Defenders of Wildlife cheered the news. “Today’s announcement is a timely reaffirmation of CPW’s commitment to wolf recovery,” said Michael Saul, the organization’s Rockies and Plains program director.
“To help ensure these wolves have the best chance at successful reintroduction, CPW must act on lessons learned from this year, specifically, prioritizing rules requiring all agency-recommended nonlethal conflict measures be exhausted before considering any lethal removal or relocation of wolves.”
CPW has struggled to find states that would allow their wolves to come to Colorado. Last year, the agency was turned down by Idaho, Montana and Wyoming. The Colville Tribes of Washington state had agreed to allow wolves on their lands to come to Colorado at the end of this year, but that agreement was rescinded because of poor communication between CPW and the Southern Ute and Ute Mountain Ute tribes, who do not want gray wolves on their lands.
Also Friday, Middle Park Stockgrowers thanked CPW for removing six wolves believed to be responsible for killing livestock in Grand County. The six, a mating pair and four pups, were captured in late August and early September.

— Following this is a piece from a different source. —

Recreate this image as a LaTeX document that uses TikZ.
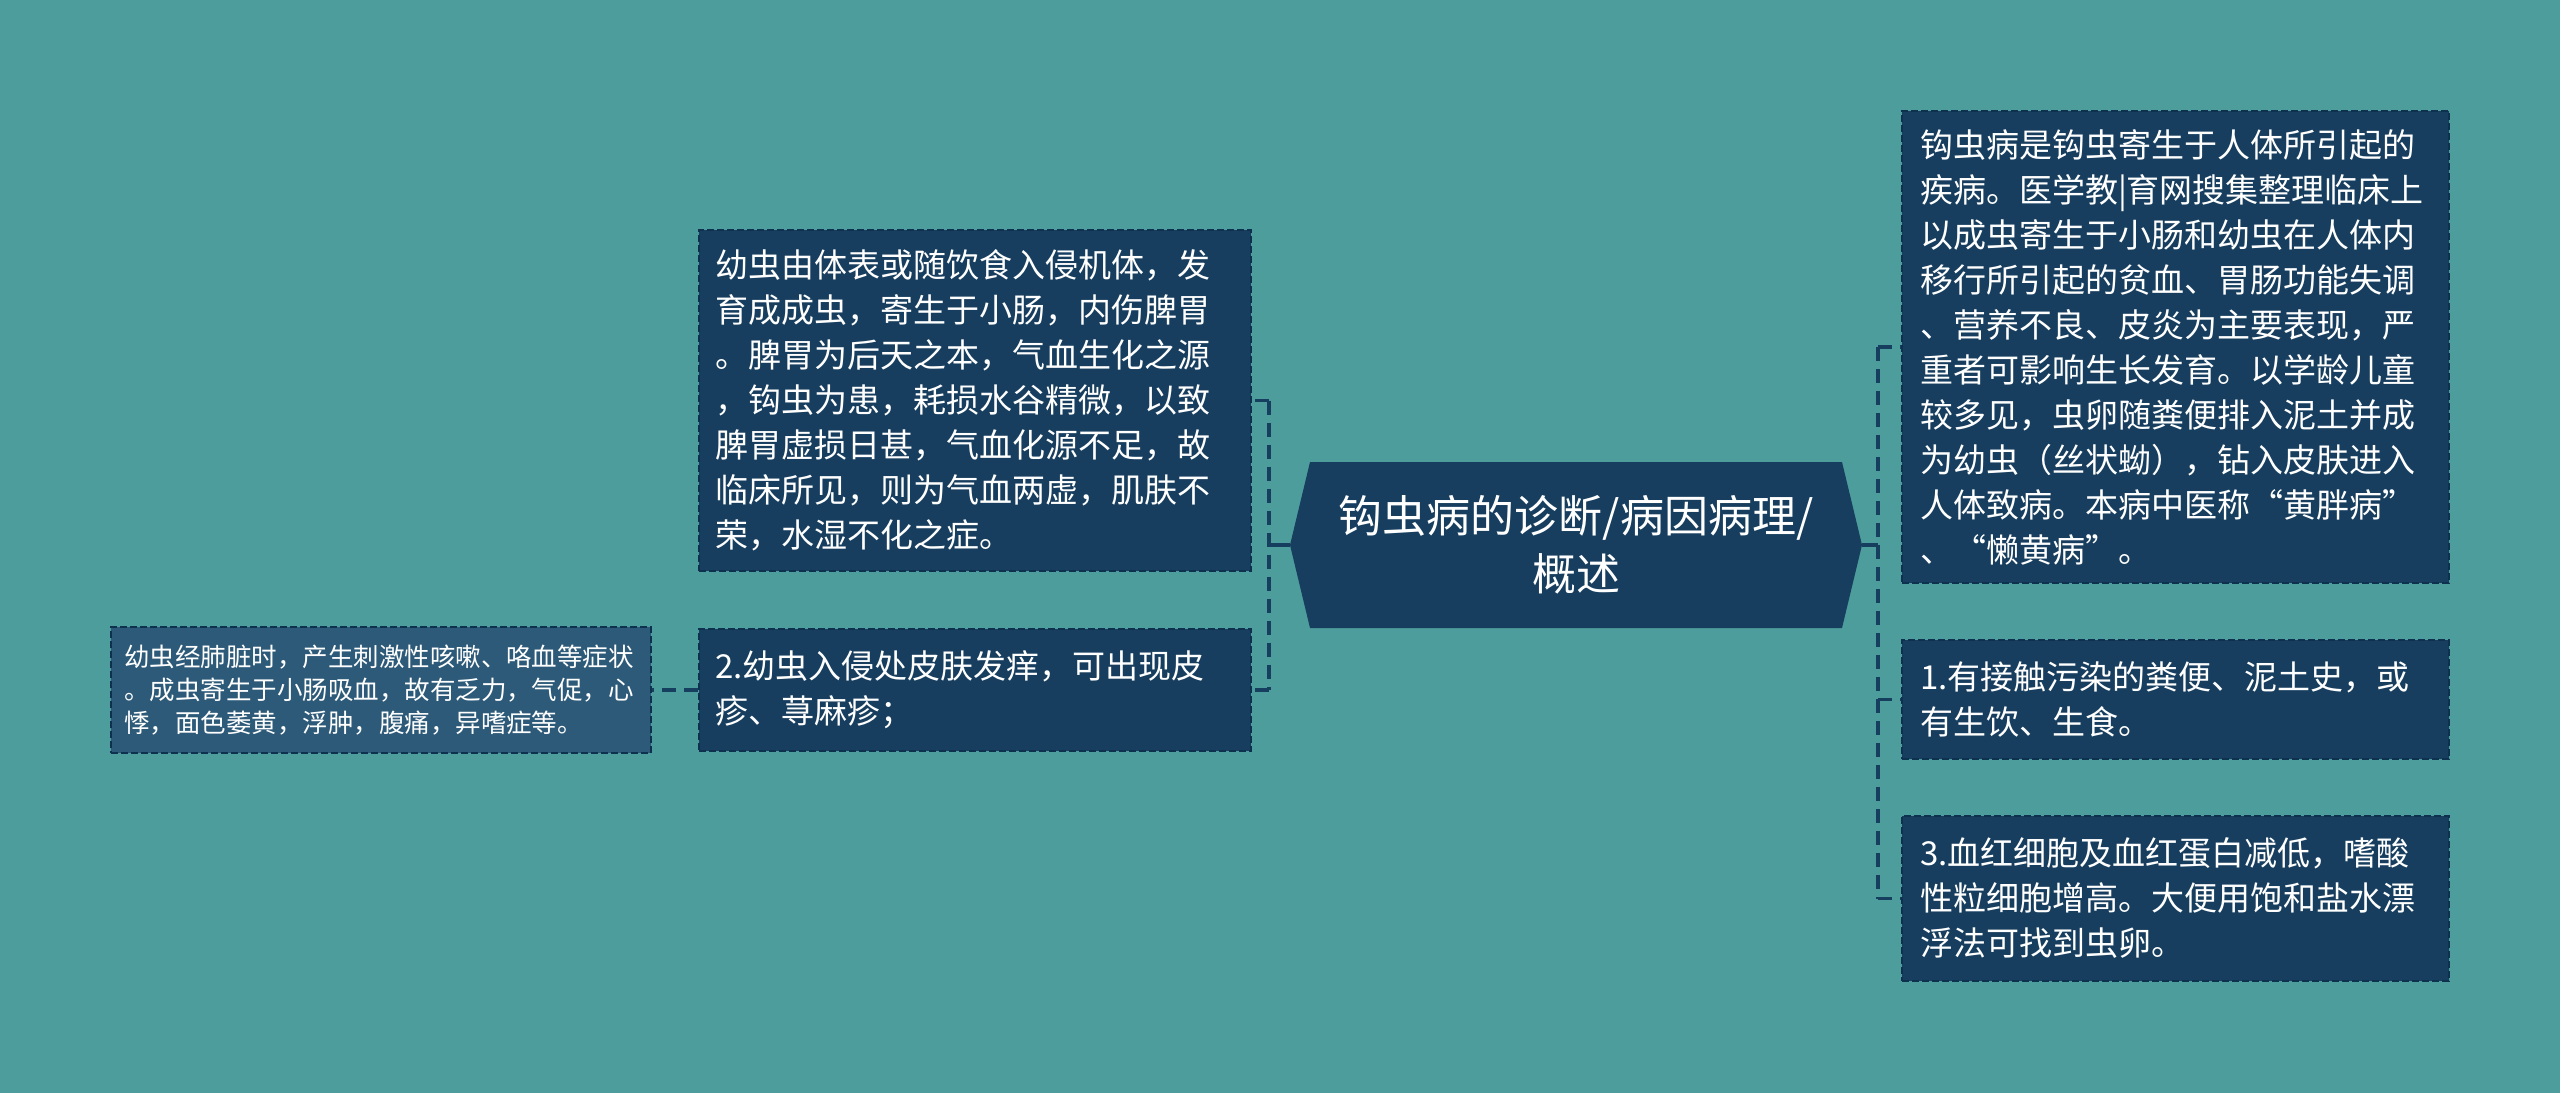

The male of the pair died several days later from injuries unrelated to the capture.
CPW has stated it intends to release the next group of wolves in Colorado’s Northern Zone, the same location it released wolves last December.
“We have learned from experienced professionals familiar with wolf behavior and movement that wolves follow the same trails for extended periods of time,” the letter stated.
“We have been advised that it is likely — if not certain — that future wolves will follow the trails of the Copper Creek pack and reestablish themselves in the Williams Fork Valley in a matter of two to three years.”